The capacity of the cut, c(X, V-X), is defined by the sum of the capacities of the edges in the cut.
c = ∑iεX, jεV-X uij
Note that edges from the sink to source across the edge do not contribute to the capacity of the edge.
Illustrate the capacity of cuts
The number of different cuts is nonempty and finite. Why? Therefore, there exist a minimum cut.
The value of a maximum flow in a network is equal to the capacity of its minimum cut.
Proof
Let x be a feasible flow with value v
Let C(X, V-X) be a cut with capacity c.
Consider the flow across the cut, meaning the sum of the flows from X to V-X minus from V-X to X.
It should be obvious that the flow across the cut is equal to the total value of the flow.
From the flow conservation (see Problem 6(b)) the flow across the cut is equal to v.
v = flow from source to sink across cut - flow from sink to source across cut
(*) v = ∑iεX, jεV-X xij - ∑jεV-X, iεX xji is the definition of the flow across the cut
The second sum is nonnegative and the flow xij on any edge cannot exceed the capacity, uij
v ≤ ∑iεX, jεV-X xij ≤ ∑iεX, jεV-X uij = c
in other words
v ≤ c
Therefore the total flow of any feasible flow cannot exceed the capacity of any cut.
We use the above to prove the assertions below.
Let v* be the value of a final flow x* obtained from the augmenting path method.

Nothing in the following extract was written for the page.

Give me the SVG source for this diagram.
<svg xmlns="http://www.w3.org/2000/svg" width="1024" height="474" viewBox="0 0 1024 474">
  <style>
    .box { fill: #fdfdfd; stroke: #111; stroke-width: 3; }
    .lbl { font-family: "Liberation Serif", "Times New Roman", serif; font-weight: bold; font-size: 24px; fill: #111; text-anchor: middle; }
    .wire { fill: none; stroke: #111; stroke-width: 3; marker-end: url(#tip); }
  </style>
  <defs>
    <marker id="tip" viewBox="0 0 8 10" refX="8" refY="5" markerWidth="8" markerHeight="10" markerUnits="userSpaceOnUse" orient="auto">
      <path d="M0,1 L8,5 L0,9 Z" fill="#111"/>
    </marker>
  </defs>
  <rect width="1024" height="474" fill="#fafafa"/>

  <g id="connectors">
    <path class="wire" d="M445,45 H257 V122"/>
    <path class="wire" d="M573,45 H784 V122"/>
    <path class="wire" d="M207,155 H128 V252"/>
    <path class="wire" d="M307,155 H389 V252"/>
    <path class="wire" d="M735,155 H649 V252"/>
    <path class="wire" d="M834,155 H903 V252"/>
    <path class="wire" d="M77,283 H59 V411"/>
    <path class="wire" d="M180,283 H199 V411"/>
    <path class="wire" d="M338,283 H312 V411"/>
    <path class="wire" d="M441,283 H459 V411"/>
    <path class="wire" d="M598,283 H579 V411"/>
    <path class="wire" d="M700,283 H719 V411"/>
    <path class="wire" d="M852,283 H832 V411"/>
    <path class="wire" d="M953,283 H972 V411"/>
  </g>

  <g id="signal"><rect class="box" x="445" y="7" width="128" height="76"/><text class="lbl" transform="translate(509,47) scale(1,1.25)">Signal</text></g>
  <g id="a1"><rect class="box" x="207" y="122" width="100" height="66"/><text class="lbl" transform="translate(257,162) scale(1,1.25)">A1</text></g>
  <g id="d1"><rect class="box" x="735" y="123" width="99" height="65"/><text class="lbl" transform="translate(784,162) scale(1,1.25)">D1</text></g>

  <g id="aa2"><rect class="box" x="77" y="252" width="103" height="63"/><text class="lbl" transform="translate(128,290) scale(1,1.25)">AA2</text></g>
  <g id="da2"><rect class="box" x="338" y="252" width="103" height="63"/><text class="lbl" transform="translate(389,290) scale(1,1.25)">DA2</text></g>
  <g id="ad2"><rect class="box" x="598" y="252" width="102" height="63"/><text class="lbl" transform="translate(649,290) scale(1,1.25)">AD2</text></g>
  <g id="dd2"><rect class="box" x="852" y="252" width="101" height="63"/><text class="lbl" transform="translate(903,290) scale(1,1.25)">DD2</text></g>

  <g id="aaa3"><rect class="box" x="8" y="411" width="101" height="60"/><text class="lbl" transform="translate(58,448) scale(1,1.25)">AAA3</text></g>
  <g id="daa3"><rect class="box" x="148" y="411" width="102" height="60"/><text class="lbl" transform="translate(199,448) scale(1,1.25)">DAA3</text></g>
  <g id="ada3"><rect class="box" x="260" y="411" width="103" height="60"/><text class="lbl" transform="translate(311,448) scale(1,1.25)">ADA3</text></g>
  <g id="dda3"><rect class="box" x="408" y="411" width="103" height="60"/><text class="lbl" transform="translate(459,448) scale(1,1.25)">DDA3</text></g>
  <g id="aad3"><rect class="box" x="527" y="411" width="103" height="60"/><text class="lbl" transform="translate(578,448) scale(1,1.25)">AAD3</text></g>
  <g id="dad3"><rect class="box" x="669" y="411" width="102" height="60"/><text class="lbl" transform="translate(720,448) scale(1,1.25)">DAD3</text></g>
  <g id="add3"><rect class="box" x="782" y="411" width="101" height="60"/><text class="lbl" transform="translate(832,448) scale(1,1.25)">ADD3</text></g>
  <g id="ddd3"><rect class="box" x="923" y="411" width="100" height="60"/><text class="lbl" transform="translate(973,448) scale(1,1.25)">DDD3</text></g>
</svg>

Also, suppose that we can find a cut with capacity v*.
Then (using the v ≤
c)
(i) v* is maximal of all feasible flow
(ii) the cut capacity, v*, has the minimal capacity among all cuts
(iii) the maximum-flow value is equal to the minimal cut capacity.
To finish the Max-flow Min-cut theorem, we only need to find this cut.
Construct X*, made of all the vertices reached from the source in the undirected graph with forward edges that have positive unused capacity with respect to x* and backward edges with positive flow.
X* contains the source but not the sink. If it did contain the sink, this would imply an augmented path exist, which cannot exist because x* is solution from the augmented path method.
Consider the edges (i,j) in C(X*, V-X*).
If the edge (i, j) is a forward edge across the cut, meaning i ε X* and j ε V-X* then it has zero unused capacity, meaning the flow is at the capacity,
xij = uij.
If the edge (i, j) is a backward edge across the cut, meaning j ε X* and i ε V-X*, then it has zero flow on it,
xji = 0.
The flow across the cut is (meaning (*)):
v* = ∑iεX, jεV-X x*ij - ∑jεV-X, iεX x*ji = ∑iεX, jεV-X x*ij - 0 = c(X*, V-X*)
So this cut has capacity equal to the flow
This proves the theorem.
The augmented path method also solve for the minimal cut.
The minimal cut is formed of the edges from labeled to unlabeled vertices on
the last iteration. All these edges are full, have zero remaining capacity.